• [PROBLEM REQUIREMENTS]:
Copy all of the material word for word, except for the pictures.

§

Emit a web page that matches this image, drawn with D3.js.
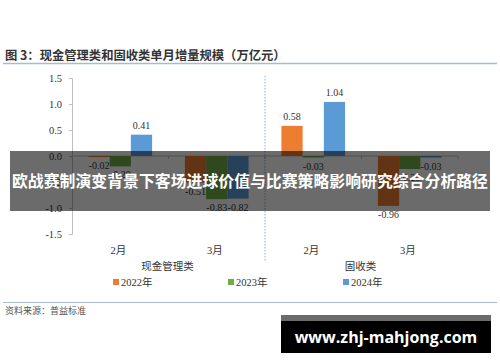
<!DOCTYPE html>
<html>
<head>
<meta charset="utf-8">
<script src="https://cdn.jsdelivr.net/npm/d3@7"></script>
<style>
  body { margin: 0; background: #fff; }
  svg { display: block; }
</style>
</head>
<body>
<div id="chart-area"></div>
<script>
// data
var groups = ["现金管理类", "固收类"];
var months = ["2月", "3月"];
var years = ["2022年", "2023年", "2024年"];
var colors = ["#ED7D31", "#70AD47", "#5B9BD5"];
// values per year, order: 现金管理类 2月, 3月, 固收类 2月, 3月
var v2022 = [-0.02, -0.51, 0.58, -0.96];
var v2023 = [-0.20, -0.83, -0.03, -0.25];
var v2024 = [0.41, -0.82, 1.04, -0.03];
var yTicks = [-1.5, -1.0, -0.5, 0.0, 0.5, 1.0, 1.5];

var series = [v2022, v2023, v2024];
var cats = [];
groups.forEach(function (g) { months.forEach(function (m) { cats.push(g + "|" + m); }); });

var W = 500, H = 362;
var svg = d3.select("#chart-area").append("svg")
    .attr("width", W)
    .attr("height", H);

var serif = "'Liberation Serif', 'Times New Roman', 'Noto Sans CJK SC', serif";
var cjk = "'Noto Sans CJK SC', sans-serif";

// title
svg.append("text")
    .attr("x", 5).attr("y", 60)
    .attr("font-family", cjk)
    .attr("font-size", 12.3)
    .attr("font-weight", "bold")
    .attr("fill", "#333")
    .text("图 3：现金管理类和固收类单月增量规模（万亿元）");
svg.append("line")
    .attr("x1", 3).attr("x2", 497).attr("y1", 63.5).attr("y2", 63.5)
    .attr("stroke", "#a9bccd").attr("stroke-width", 1.5);

var x = d3.scaleBand()
    .domain(cats)
    .range([72, 458])
    .paddingInner(0.34)
    .paddingOuter(0.17);

var xs = d3.scaleBand()
    .domain(years)
    .range([0, x.bandwidth()]);

var y = d3.scaleLinear()
    .domain([-1.5, 1.5])
    .range([234, 78]);

// y axis
var yAxis = d3.axisLeft(y).tickValues(yTicks).tickFormat(d3.format(".1f")).tickSize(3).tickPadding(7);
var ya = svg.append("g").attr("transform", "translate(72,0)").call(yAxis);
ya.attr("font-family", serif);
ya.select(".domain").attr("stroke", "#bfbfbf");
ya.selectAll(".tick line").attr("stroke", "#bfbfbf");
ya.selectAll(".tick text")
    .attr("font-family", serif).attr("font-size", 10.5).attr("fill", "#333")
    .text(function (d) { return d3.format(".1f")(d).replace("−", "-"); });

// zero axis
var step = x.step();
var xa = svg.append("g");
xa.append("line")
    .attr("x1", 72).attr("x2", 458).attr("y1", y(0)).attr("y2", y(0))
    .attr("stroke", "#bfbfbf");
[0, 1, 2, 3, 4].forEach(function (i) {
    xa.append("line")
        .attr("x1", 72 + i * step).attr("x2", 72 + i * step)
        .attr("y1", y(0)).attr("y2", y(0) + 3)
        .attr("stroke", "#bfbfbf");
});

// divider
svg.append("line")
    .attr("x1", 72 + 2 * step).attr("x2", 72 + 2 * step)
    .attr("y1", 76).attr("y2", 262)
    .attr("stroke", "#8eaedb").attr("stroke-width", 1)
    .attr("stroke-dasharray", "1.5,1.5");

// bars
var rows = [];
cats.forEach(function (c, i) {
    years.forEach(function (yr, j) {
        rows.push({ cat: c, year: yr, value: series[j][i], color: colors[j] });
    });
});

svg.selectAll("rect.bar").data(rows).enter()
    .append("rect")
    .attr("class", "bar")
    .attr("x", function (d) { return x(d.cat) + xs(d.year); })
    .attr("width", xs.bandwidth())
    .attr("y", function (d) { return Math.min(y(d.value), y(0)); })
    .attr("height", function (d) { return Math.abs(y(d.value) - y(0)); })
    .attr("fill", function (d) { return d.color; });

svg.selectAll("text.lbl").data(rows).enter()
    .append("text")
    .attr("class", "lbl")
    .attr("x", function (d) { return x(d.cat) + xs(d.year) + xs.bandwidth() / 2; })
    .attr("y", function (d) { return d.value >= 0 ? y(d.value) - 6 : y(d.value) + 12; })
    .attr("text-anchor", "middle")
    .attr("font-family", serif).attr("font-size", 10).attr("fill", "#333")
    .text(function (d) { return d3.format(".2f")(d.value).replace("−", "-"); });

// month labels
svg.selectAll("text.mon").data(cats).enter()
    .append("text")
    .attr("class", "mon")
    .attr("x", function (d) { return x(d) + x.bandwidth() / 2 - 2; })
    .attr("y", 254)
    .attr("text-anchor", "middle")
    .attr("font-family", serif).attr("font-size", 10.5).attr("fill", "#333")
    .text(function (d) { return d.split("|")[1]; });

// group labels
svg.selectAll("text.grp").data(groups).enter()
    .append("text")
    .attr("class", "grp")
    .attr("x", function (d, i) { return 72 + step * (2 * i + 1) - 1; })
    .attr("y", 270)
    .attr("text-anchor", "middle")
    .attr("font-family", cjk).attr("font-size", 10.5).attr("fill", "#333")
    .text(function (d) { return d; });

// legend
var lx = [113, 228, 343];
var lg = svg.selectAll("g.leg").data(years).enter()
    .append("g").attr("class", "leg")
    .attr("transform", function (d, i) { return "translate(" + lx[i] + ",284)"; });
lg.append("rect").attr("x", 0).attr("y", -5).attr("width", 6).attr("height", 6)
    .attr("fill", function (d, i) { return colors[i]; });
lg.append("text").attr("x", 8).attr("y", 1.5)
    .attr("font-family", serif).attr("font-size", 10.5).attr("fill", "#333")
    .text(function (d) { return d; });

// bottom rule and source
svg.append("line")
    .attr("x1", 3).attr("x2", 497).attr("y1", 302.5).attr("y2", 302.5)
    .attr("stroke", "#a9bccd").attr("stroke-width", 1.2);
svg.append("text")
    .attr("x", 5).attr("y", 314)
    .attr("font-family", cjk).attr("font-size", 9).attr("fill", "#555")
    .text("资料来源：普益标准");

// overlay banner
svg.append("rect")
    .attr("x", 10).attr("y", 151).attr("width", 480).attr("height", 60)
    .attr("fill", "#000").attr("fill-opacity", 0.58);
svg.append("text")
    .attr("x", 12).attr("y", 187)
    .attr("font-family", cjk).attr("font-size", 15.8).attr("font-weight", "bold")
    .attr("fill", "#fff")
    .attr("textLength", 476).attr("lengthAdjust", "spacingAndGlyphs")
    .text("欧战赛制演变背景下客场进球价值与比赛策略影响研究综合分析路径");

// watermark
svg.append("rect").attr("x", 281).attr("y", 315).attr("width", 210).attr("height", 6).attr("fill", "#6b6b6b");
svg.append("rect").attr("x", 281).attr("y", 321).attr("width", 210).attr("height", 32).attr("fill", "#000");
svg.append("text")
    .attr("x", 386).attr("y", 343)
    .attr("text-anchor", "middle")
    .attr("font-family", "'Open Sans', 'DejaVu Sans', sans-serif").attr("font-size", 16).attr("font-weight", "bold")
    .attr("fill", "#fff")
    .text("www.zhj-mahjong.com");
</script>
</body>
</html>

§

• [RESULT OF THIS EXERCISE]:
Emit a web page that matches this image, drawn with D3.js.
<!DOCTYPE html>
<html>
<head>
<meta charset="utf-8">
<script src="https://cdn.jsdelivr.net/npm/d3@7"></script>
<style>
  body { margin: 0; background: #fff; }
  svg { display: block; }
</style>
</head>
<body>
<div id="chart-area"></div>
<script>
// data
var groups = ["现金管理类", "固收类"];
var months = ["2月", "3月"];
var years = ["2022年", "2023年", "2024年"];
var colors = ["#ED7D31", "#70AD47", "#5B9BD5"];
// values per year, order: 现金管理类 2月, 3月, 固收类 2月, 3月
var v2022 = [-0.02, -0.51, 0.58, -0.96];
var v2023 = [-0.20, -0.83, -0.03, -0.25];
var v2024 = [0.41, -0.82, 1.04, -0.03];
var yTicks = [-1.5, -1.0, -0.5, 0.0, 0.5, 1.0, 1.5];

var series = [v2022, v2023, v2024];
var cats = [];
groups.forEach(function (g) { months.forEach(function (m) { cats.push(g + "|" + m); }); });

var W = 500, H = 362;
var svg = d3.select("#chart-area").append("svg")
    .attr("width", W)
    .attr("height", H);

var serif = "'Liberation Serif', 'Times New Roman', 'Noto Sans CJK SC', serif";
var cjk = "'Noto Sans CJK SC', sans-serif";

// title
svg.append("text")
    .attr("x", 5).attr("y", 60)
    .attr("font-family", cjk)
    .attr("font-size", 12.3)
    .attr("font-weight", "bold")
    .attr("fill", "#333")
    .text("图 3：现金管理类和固收类单月增量规模（万亿元）");
svg.append("line")
    .attr("x1", 3).attr("x2", 497).attr("y1", 63.5).attr("y2", 63.5)
    .attr("stroke", "#a9bccd").attr("stroke-width", 1.5);

var x = d3.scaleBand()
    .domain(cats)
    .range([72, 458])
    .paddingInner(0.34)
    .paddingOuter(0.17);

var xs = d3.scaleBand()
    .domain(years)
    .range([0, x.bandwidth()]);

var y = d3.scaleLinear()
    .domain([-1.5, 1.5])
    .range([234, 78]);

// y axis
var yAxis = d3.axisLeft(y).tickValues(yTicks).tickFormat(d3.format(".1f")).tickSize(3).tickPadding(7);
var ya = svg.append("g").attr("transform", "translate(72,0)").call(yAxis);
ya.attr("font-family", serif);
ya.select(".domain").attr("stroke", "#bfbfbf");
ya.selectAll(".tick line").attr("stroke", "#bfbfbf");
ya.selectAll(".tick text")
    .attr("font-family", serif).attr("font-size", 10.5).attr("fill", "#333")
    .text(function (d) { return d3.format(".1f")(d).replace("−", "-"); });

// zero axis
var step = x.step();
var xa = svg.append("g");
xa.append("line")
    .attr("x1", 72).attr("x2", 458).attr("y1", y(0)).attr("y2", y(0))
    .attr("stroke", "#bfbfbf");
[0, 1, 2, 3, 4].forEach(function (i) {
    xa.append("line")
        .attr("x1", 72 + i * step).attr("x2", 72 + i * step)
        .attr("y1", y(0)).attr("y2", y(0) + 3)
        .attr("stroke", "#bfbfbf");
});

// divider
svg.append("line")
    .attr("x1", 72 + 2 * step).attr("x2", 72 + 2 * step)
    .attr("y1", 76).attr("y2", 262)
    .attr("stroke", "#8eaedb").attr("stroke-width", 1)
    .attr("stroke-dasharray", "1.5,1.5");

// bars
var rows = [];
cats.forEach(function (c, i) {
    years.forEach(function (yr, j) {
        rows.push({ cat: c, year: yr, value: series[j][i], color: colors[j] });
    });
});

svg.selectAll("rect.bar").data(rows).enter()
    .append("rect")
    .attr("class", "bar")
    .attr("x", function (d) { return x(d.cat) + xs(d.year); })
    .attr("width", xs.bandwidth())
    .attr("y", function (d) { return Math.min(y(d.value), y(0)); })
    .attr("height", function (d) { return Math.abs(y(d.value) - y(0)); })
    .attr("fill", function (d) { return d.color; });

svg.selectAll("text.lbl").data(rows).enter()
    .append("text")
    .attr("class", "lbl")
    .attr("x", function (d) { return x(d.cat) + xs(d.year) + xs.bandwidth() / 2; })
    .attr("y", function (d) { return d.value >= 0 ? y(d.value) - 6 : y(d.value) + 12; })
    .attr("text-anchor", "middle")
    .attr("font-family", serif).attr("font-size", 10).attr("fill", "#333")
    .text(function (d) { return d3.format(".2f")(d.value).replace("−", "-"); });

// month labels
svg.selectAll("text.mon").data(cats).enter()
    .append("text")
    .attr("class", "mon")
    .attr("x", function (d) { return x(d) + x.bandwidth() / 2 - 2; })
    .attr("y", 254)
    .attr("text-anchor", "middle")
    .attr("font-family", serif).attr("font-size", 10.5).attr("fill", "#333")
    .text(function (d) { return d.split("|")[1]; });

// group labels
svg.selectAll("text.grp").data(groups).enter()
    .append("text")
    .attr("class", "grp")
    .attr("x", function (d, i) { return 72 + step * (2 * i + 1) - 1; })
    .attr("y", 270)
    .attr("text-anchor", "middle")
    .attr("font-family", cjk).attr("font-size", 10.5).attr("fill", "#333")
    .text(function (d) { return d; });

// legend
var lx = [113, 228, 343];
var lg = svg.selectAll("g.leg").data(years).enter()
    .append("g").attr("class", "leg")
    .attr("transform", function (d, i) { return "translate(" + lx[i] + ",284)"; });
lg.append("rect").attr("x", 0).attr("y", -5).attr("width", 6).attr("height", 6)
    .attr("fill", function (d, i) { return colors[i]; });
lg.append("text").attr("x", 8).attr("y", 1.5)
    .attr("font-family", serif).attr("font-size", 10.5).attr("fill", "#333")
    .text(function (d) { return d; });

// bottom rule and source
svg.append("line")
    .attr("x1", 3).attr("x2", 497).attr("y1", 302.5).attr("y2", 302.5)
    .attr("stroke", "#a9bccd").attr("stroke-width", 1.2);
svg.append("text")
    .attr("x", 5).attr("y", 314)
    .attr("font-family", cjk).attr("font-size", 9).attr("fill", "#555")
    .text("资料来源：普益标准");

// overlay banner
svg.append("rect")
    .attr("x", 10).attr("y", 151).attr("width", 480).attr("height", 60)
    .attr("fill", "#000").attr("fill-opacity", 0.58);
svg.append("text")
    .attr("x", 12).attr("y", 187)
    .attr("font-family", cjk).attr("font-size", 15.8).attr("font-weight", "bold")
    .attr("fill", "#fff")
    .attr("textLength", 476).attr("lengthAdjust", "spacingAndGlyphs")
    .text("欧战赛制演变背景下客场进球价值与比赛策略影响研究综合分析路径");

// watermark
svg.append("rect").attr("x", 281).attr("y", 315).attr("width", 210).attr("height", 6).attr("fill", "#6b6b6b");
svg.append("rect").attr("x", 281).attr("y", 321).attr("width", 210).attr("height", 32).attr("fill", "#000");
svg.append("text")
    .attr("x", 386).attr("y", 343)
    .attr("text-anchor", "middle")
    .attr("font-family", "'Open Sans', 'DejaVu Sans', sans-serif").attr("font-size", 16).attr("font-weight", "bold")
    .attr("fill", "#fff")
    .text("www.zhj-mahjong.com");
</script>
</body>
</html>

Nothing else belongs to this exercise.